== Job ==
Write out the material exactly, with the pictures left out.

>> START Data shown

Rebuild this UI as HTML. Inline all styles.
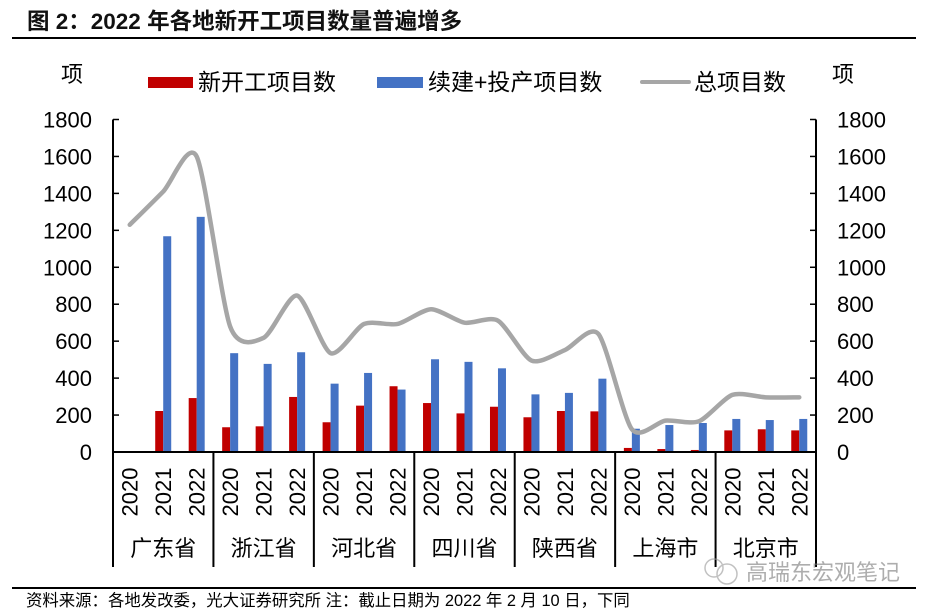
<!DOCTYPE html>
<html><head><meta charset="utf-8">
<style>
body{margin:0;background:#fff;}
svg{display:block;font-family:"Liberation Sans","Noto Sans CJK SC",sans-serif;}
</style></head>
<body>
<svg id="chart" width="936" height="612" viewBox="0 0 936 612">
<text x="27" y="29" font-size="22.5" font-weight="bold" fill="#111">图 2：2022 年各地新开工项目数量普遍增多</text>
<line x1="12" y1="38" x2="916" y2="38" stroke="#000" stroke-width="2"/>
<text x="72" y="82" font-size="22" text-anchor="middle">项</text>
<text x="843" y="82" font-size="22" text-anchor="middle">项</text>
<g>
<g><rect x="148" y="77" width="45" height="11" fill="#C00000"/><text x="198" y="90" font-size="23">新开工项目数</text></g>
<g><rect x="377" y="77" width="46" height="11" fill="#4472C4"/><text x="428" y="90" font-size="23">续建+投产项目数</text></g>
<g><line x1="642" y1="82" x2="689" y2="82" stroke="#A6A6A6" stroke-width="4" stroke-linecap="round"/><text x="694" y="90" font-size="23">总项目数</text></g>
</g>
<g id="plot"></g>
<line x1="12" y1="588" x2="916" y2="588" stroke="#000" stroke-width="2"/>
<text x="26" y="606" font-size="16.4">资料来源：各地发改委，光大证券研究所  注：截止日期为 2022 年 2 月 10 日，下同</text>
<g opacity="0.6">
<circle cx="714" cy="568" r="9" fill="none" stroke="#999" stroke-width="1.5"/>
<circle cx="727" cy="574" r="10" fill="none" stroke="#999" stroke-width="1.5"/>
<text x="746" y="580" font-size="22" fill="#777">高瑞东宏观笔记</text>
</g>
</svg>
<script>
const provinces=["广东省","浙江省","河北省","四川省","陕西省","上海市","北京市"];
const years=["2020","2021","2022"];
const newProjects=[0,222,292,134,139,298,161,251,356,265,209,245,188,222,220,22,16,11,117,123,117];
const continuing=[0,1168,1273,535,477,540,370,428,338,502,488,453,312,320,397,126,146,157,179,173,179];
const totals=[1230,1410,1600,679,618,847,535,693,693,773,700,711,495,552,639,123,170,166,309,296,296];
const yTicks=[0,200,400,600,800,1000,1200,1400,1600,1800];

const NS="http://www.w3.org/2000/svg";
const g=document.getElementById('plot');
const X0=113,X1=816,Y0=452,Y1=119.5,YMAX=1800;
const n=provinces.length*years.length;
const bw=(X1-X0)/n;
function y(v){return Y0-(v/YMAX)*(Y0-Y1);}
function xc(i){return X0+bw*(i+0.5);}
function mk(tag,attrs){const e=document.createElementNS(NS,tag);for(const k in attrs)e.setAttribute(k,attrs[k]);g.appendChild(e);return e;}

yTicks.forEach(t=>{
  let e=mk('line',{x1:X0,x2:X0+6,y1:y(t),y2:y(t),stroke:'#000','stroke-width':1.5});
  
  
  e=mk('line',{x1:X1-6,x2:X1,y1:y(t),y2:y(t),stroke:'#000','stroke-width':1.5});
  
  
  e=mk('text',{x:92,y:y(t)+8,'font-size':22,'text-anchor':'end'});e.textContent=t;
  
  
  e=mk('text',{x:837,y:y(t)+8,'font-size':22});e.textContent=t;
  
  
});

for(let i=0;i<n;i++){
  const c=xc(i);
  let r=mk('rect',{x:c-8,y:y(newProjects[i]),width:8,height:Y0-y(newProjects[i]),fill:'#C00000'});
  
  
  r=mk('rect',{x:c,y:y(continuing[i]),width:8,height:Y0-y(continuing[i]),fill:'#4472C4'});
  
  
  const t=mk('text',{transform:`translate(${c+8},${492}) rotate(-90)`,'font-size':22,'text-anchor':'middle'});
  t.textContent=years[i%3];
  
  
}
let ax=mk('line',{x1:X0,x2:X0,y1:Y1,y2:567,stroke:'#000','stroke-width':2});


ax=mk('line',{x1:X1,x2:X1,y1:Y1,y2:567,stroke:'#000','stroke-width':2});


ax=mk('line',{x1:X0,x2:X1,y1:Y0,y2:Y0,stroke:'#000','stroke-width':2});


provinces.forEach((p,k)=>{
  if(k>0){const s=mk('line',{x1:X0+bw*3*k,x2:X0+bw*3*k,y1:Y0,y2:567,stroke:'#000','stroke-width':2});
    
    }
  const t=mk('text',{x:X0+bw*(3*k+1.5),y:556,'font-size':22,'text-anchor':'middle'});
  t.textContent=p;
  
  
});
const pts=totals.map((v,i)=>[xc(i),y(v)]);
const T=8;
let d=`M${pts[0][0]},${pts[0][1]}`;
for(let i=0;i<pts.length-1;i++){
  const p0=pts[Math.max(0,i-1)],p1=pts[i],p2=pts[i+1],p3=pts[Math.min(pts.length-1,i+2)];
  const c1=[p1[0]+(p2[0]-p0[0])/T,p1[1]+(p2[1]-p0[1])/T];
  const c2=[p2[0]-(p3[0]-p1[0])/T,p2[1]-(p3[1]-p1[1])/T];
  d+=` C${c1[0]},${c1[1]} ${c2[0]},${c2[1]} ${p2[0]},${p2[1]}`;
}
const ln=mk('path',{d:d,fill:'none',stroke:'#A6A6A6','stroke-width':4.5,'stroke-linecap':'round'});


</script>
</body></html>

>> END Data shown

== Result of this task ==
Rebuild this UI as HTML. Inline all styles.
<!DOCTYPE html>
<html><head><meta charset="utf-8">
<style>
body{margin:0;background:#fff;}
svg{display:block;font-family:"Liberation Sans","Noto Sans CJK SC",sans-serif;}
</style></head>
<body>
<svg id="chart" width="936" height="612" viewBox="0 0 936 612">
<text x="27" y="29" font-size="22.5" font-weight="bold" fill="#111">图 2：2022 年各地新开工项目数量普遍增多</text>
<line x1="12" y1="38" x2="916" y2="38" stroke="#000" stroke-width="2"/>
<text x="72" y="82" font-size="22" text-anchor="middle">项</text>
<text x="843" y="82" font-size="22" text-anchor="middle">项</text>
<g>
<g><rect x="148" y="77" width="45" height="11" fill="#C00000"/><text x="198" y="90" font-size="23">新开工项目数</text></g>
<g><rect x="377" y="77" width="46" height="11" fill="#4472C4"/><text x="428" y="90" font-size="23">续建+投产项目数</text></g>
<g><line x1="642" y1="82" x2="689" y2="82" stroke="#A6A6A6" stroke-width="4" stroke-linecap="round"/><text x="694" y="90" font-size="23">总项目数</text></g>
</g>
<g id="plot"></g>
<line x1="12" y1="588" x2="916" y2="588" stroke="#000" stroke-width="2"/>
<text x="26" y="606" font-size="16.4">资料来源：各地发改委，光大证券研究所  注：截止日期为 2022 年 2 月 10 日，下同</text>
<g opacity="0.6">
<circle cx="714" cy="568" r="9" fill="none" stroke="#999" stroke-width="1.5"/>
<circle cx="727" cy="574" r="10" fill="none" stroke="#999" stroke-width="1.5"/>
<text x="746" y="580" font-size="22" fill="#777">高瑞东宏观笔记</text>
</g>
</svg>
<script>
const provinces=["广东省","浙江省","河北省","四川省","陕西省","上海市","北京市"];
const years=["2020","2021","2022"];
const newProjects=[0,222,292,134,139,298,161,251,356,265,209,245,188,222,220,22,16,11,117,123,117];
const continuing=[0,1168,1273,535,477,540,370,428,338,502,488,453,312,320,397,126,146,157,179,173,179];
const totals=[1230,1410,1600,679,618,847,535,693,693,773,700,711,495,552,639,123,170,166,309,296,296];
const yTicks=[0,200,400,600,800,1000,1200,1400,1600,1800];

const NS="http://www.w3.org/2000/svg";
const g=document.getElementById('plot');
const X0=113,X1=816,Y0=452,Y1=119.5,YMAX=1800;
const n=provinces.length*years.length;
const bw=(X1-X0)/n;
function y(v){return Y0-(v/YMAX)*(Y0-Y1);}
function xc(i){return X0+bw*(i+0.5);}
function mk(tag,attrs){const e=document.createElementNS(NS,tag);for(const k in attrs)e.setAttribute(k,attrs[k]);g.appendChild(e);return e;}

yTicks.forEach(t=>{
  let e=mk('line',{x1:X0,x2:X0+6,y1:y(t),y2:y(t),stroke:'#000','stroke-width':1.5});
  
  
  e=mk('line',{x1:X1-6,x2:X1,y1:y(t),y2:y(t),stroke:'#000','stroke-width':1.5});
  
  
  e=mk('text',{x:92,y:y(t)+8,'font-size':22,'text-anchor':'end'});e.textContent=t;
  
  
  e=mk('text',{x:837,y:y(t)+8,'font-size':22});e.textContent=t;
  
  
});

for(let i=0;i<n;i++){
  const c=xc(i);
  let r=mk('rect',{x:c-8,y:y(newProjects[i]),width:8,height:Y0-y(newProjects[i]),fill:'#C00000'});
  
  
  r=mk('rect',{x:c,y:y(continuing[i]),width:8,height:Y0-y(continuing[i]),fill:'#4472C4'});
  
  
  const t=mk('text',{transform:`translate(${c+8},${492}) rotate(-90)`,'font-size':22,'text-anchor':'middle'});
  t.textContent=years[i%3];
  
  
}
let ax=mk('line',{x1:X0,x2:X0,y1:Y1,y2:567,stroke:'#000','stroke-width':2});


ax=mk('line',{x1:X1,x2:X1,y1:Y1,y2:567,stroke:'#000','stroke-width':2});


ax=mk('line',{x1:X0,x2:X1,y1:Y0,y2:Y0,stroke:'#000','stroke-width':2});


provinces.forEach((p,k)=>{
  if(k>0){const s=mk('line',{x1:X0+bw*3*k,x2:X0+bw*3*k,y1:Y0,y2:567,stroke:'#000','stroke-width':2});
    
    }
  const t=mk('text',{x:X0+bw*(3*k+1.5),y:556,'font-size':22,'text-anchor':'middle'});
  t.textContent=p;
  
  
});
const pts=totals.map((v,i)=>[xc(i),y(v)]);
const T=8;
let d=`M${pts[0][0]},${pts[0][1]}`;
for(let i=0;i<pts.length-1;i++){
  const p0=pts[Math.max(0,i-1)],p1=pts[i],p2=pts[i+1],p3=pts[Math.min(pts.length-1,i+2)];
  const c1=[p1[0]+(p2[0]-p0[0])/T,p1[1]+(p2[1]-p0[1])/T];
  const c2=[p2[0]-(p3[0]-p1[0])/T,p2[1]-(p3[1]-p1[1])/T];
  d+=` C${c1[0]},${c1[1]} ${c2[0]},${c2[1]} ${p2[0]},${p2[1]}`;
}
const ln=mk('path',{d:d,fill:'none',stroke:'#A6A6A6','stroke-width':4.5,'stroke-linecap':'round'});


</script>
</body></html>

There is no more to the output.